December 11, 2011
By Misha Galperin
Much has been written about the recent, ill-fated advertisement campaign of Israel’s Ministry of Absorption. It has been said that the ads were insensitive, hard core, and offensive. I doubt the authors of the campaign intended to insult the American Jewish community. They were certainly focused on the Israelis living in North America, though they did use a heavy-handed tactic to get their attention and influence them to return home. One thing is for certain regarding this campaign that was ultimately canceled by the Israeli government – it struck a sensitive chord.
Whether or not these ads were successful in their attempt to scare Israelis back to Israel is yet to be seen, but the ads were not smart because they made incorrect assumptions that are reminiscent of an earlier age when Jewish life abroad was all but dismissed by many Israelis. Even as recently as a few years ago, A. B. Yehoshua made comments to the AJC in which he said that the only place for a Jew to be truly Jewish was in Israel. I criticized those comments then for short-sightedness as I criticize this ad campaign now for the same reason.
The underlying assumption in this campaign was that if you live in America, you are likely to lose your Jewish identity and connection to Israel. The assumption is incorrect as there clearly has been and is vibrant Jewish life outside of Israel. And, in fairness, while Aliyah from North America is at a 38 year high with some 4,000 people making the move in 2010, we are living in times where the vast majority of Jews around the world who are making Aliyah are doing so out of choice and of a powerful calling, not because they are running away. The “pull” factors are the defining reasons for Aliyah, not the “push” factors.
In North America, there has no doubt been a very worrisome, steady decline in terms of the connection of Jews to Israel and to Jewish people. The numbers are frightening. Some say that hundreds a day are lost to the larger community due to assimilation. The last population study – NJPS of 2001 – put the number of Jews in North America at about the same as the study of ten years before. Many Jews are detaching themselves from the Jewish collective.
This phenomenon is not limited to North America. The fraying of the delicate fabric of the Jewish collective is happening all over the world. Including Israel. There too, there is a similar distancing from Jewish roots by many Israelis. There is a lack of feeling part of a single Jewish global collective. There is not enough of an understanding of how the Jewish communities function in the Diaspora. That was reflected, albeit unintentionally, in the ad campaign.
It is exactly to counter this phenomenon that the Jewish Agency has dedicated its renewed efforts and adopted a new strategic plan. The timeless vision of the Jewish Agency – to ensure the future of a connected, committed, global Jewish People with a strong Israel at its center – has not changed. Neither has the Agency’s commitment to Aliyah of rescue to (more than 60,000 Jews are living at risk around the world) or to facilitating and encouraging Aliyah for those who chose to make Israel their home.
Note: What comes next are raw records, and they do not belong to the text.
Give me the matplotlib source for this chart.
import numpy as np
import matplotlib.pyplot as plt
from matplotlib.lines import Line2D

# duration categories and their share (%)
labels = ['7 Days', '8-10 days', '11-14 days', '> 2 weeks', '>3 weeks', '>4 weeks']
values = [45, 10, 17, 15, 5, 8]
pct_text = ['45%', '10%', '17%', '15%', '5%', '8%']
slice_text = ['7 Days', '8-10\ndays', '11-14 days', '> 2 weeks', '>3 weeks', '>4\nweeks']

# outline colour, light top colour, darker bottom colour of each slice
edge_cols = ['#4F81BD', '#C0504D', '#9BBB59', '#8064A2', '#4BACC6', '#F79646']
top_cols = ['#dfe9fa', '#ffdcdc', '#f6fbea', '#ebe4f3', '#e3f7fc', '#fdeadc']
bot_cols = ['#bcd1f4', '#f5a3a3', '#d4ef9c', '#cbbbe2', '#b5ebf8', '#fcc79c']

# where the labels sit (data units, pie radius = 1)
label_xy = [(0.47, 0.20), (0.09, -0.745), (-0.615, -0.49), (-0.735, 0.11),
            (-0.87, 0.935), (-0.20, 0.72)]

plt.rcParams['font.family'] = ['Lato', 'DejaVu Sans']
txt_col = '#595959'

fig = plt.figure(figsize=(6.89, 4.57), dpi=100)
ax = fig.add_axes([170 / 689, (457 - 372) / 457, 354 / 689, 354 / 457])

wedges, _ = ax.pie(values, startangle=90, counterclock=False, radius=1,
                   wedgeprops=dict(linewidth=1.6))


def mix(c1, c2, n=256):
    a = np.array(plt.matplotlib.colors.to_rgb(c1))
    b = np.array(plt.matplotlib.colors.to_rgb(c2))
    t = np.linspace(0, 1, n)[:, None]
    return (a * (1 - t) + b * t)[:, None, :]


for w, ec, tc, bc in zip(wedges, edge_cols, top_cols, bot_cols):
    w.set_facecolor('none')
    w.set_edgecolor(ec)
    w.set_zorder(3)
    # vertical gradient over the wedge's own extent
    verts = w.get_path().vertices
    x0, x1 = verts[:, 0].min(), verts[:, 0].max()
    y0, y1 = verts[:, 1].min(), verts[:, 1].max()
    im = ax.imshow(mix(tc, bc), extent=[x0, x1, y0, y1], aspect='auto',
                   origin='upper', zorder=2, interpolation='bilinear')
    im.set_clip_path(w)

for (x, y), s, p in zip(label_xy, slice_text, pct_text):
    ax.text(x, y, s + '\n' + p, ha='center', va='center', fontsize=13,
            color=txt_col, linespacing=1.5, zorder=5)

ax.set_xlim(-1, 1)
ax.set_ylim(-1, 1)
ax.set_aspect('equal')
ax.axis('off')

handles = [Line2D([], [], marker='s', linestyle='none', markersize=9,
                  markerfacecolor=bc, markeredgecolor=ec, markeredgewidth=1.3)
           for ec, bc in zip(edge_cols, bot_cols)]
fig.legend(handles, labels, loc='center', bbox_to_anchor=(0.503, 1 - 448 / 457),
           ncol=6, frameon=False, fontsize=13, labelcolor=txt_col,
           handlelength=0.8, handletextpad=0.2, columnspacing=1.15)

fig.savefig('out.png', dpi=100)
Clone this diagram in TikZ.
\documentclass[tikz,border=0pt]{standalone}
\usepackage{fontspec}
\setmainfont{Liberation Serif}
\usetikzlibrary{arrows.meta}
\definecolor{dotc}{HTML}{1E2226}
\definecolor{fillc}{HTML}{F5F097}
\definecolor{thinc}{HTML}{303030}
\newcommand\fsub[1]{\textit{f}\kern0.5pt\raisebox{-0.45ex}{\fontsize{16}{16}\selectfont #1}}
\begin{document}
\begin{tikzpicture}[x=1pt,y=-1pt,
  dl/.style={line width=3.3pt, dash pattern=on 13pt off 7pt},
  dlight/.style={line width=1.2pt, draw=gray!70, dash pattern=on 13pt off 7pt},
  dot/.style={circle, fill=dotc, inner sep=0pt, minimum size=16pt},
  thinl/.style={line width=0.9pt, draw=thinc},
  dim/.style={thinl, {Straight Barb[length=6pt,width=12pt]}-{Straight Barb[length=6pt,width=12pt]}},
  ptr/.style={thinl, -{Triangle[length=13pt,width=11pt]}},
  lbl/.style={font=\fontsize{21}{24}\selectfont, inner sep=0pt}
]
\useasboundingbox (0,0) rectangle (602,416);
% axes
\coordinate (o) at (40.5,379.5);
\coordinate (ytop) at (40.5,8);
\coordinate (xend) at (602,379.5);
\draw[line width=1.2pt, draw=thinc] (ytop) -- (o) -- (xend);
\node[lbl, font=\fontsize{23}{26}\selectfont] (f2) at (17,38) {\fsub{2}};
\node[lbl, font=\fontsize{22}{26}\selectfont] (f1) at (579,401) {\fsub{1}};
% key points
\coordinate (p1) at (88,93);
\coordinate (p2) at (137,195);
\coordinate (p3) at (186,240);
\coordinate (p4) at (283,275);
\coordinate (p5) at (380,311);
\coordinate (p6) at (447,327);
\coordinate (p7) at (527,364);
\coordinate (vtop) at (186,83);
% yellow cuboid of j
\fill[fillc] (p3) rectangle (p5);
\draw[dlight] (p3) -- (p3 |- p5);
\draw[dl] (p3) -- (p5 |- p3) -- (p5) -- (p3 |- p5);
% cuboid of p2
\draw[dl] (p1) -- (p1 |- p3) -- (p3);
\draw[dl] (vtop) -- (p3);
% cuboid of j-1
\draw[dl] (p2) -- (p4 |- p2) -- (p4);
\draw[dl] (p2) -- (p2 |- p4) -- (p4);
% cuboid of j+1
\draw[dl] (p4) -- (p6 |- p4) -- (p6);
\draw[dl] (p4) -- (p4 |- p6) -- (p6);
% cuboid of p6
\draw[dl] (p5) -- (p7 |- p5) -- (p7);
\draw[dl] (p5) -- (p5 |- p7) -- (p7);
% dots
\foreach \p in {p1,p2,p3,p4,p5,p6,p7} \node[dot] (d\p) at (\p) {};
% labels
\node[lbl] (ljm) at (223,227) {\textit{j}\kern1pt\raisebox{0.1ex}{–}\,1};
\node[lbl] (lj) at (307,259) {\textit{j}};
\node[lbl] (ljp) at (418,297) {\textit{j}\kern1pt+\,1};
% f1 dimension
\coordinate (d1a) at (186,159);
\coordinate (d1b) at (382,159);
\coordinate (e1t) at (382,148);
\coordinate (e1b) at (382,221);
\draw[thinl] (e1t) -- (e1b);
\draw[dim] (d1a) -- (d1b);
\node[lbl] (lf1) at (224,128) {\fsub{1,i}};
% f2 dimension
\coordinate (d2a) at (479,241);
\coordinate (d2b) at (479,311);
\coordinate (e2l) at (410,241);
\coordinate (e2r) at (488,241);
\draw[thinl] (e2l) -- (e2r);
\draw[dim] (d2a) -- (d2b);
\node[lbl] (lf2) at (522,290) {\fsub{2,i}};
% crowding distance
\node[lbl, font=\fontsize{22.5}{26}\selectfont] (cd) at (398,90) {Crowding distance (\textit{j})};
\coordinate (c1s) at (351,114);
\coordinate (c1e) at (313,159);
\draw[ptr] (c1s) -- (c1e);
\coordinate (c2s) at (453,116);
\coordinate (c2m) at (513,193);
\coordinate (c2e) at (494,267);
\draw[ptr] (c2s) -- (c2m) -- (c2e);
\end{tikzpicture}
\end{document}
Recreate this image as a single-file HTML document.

But the mission has evolved. The Agency’s focus today is to strengthen the connection of Jews to their heritage, people and land. The connection to Israel – the State and the global Jewish people – must be an integral component of Jewish identity. There is a symbiotic relationship between the people of Israel and the State of Israel. As The Agency’s Chairman Natan Sharansky is fond of saying: Israel needs a strong Jewish Diaspora and the Diaspora needs a strong Israel.
Ensuring that our young people experience Israel in a significant and personal way is critical in making this relationship a reality. Research clearly demonstrates that the more significant one’s Israeli experience, the stronger one’s connection is to Judaism, to the Jewish community and to Israel. It is also vital to bring Israel to local communities. As an example, each year thousands of young Israelis are sent as educators – shlichim – to work in communities, college campuses, youth movements, summer camps, and more. These young Israelis, who come to North America representing the genuine Israel, often find themselves representing the American Jewish community when they return home. We have heard it said on many occasions that they come to North America as Israelis and return home as Jews. Their experience teaches them the importance of the global Jewish collective of which they now feel a vital part. They get the symbiotic relationship.
If nothing else emerges from the ad campaign episode, what should be remembered is the importance of the Jewish collective, that we are all one people – as stiff-necked and quarrelsome as we often are – whose mutual commitment to each other, wherever we may be, and to the well being and future of the State of Israel, is critical to securing the future of the Jewish people.
Misha Galperin is President, International Development Jewish Agency for Israel.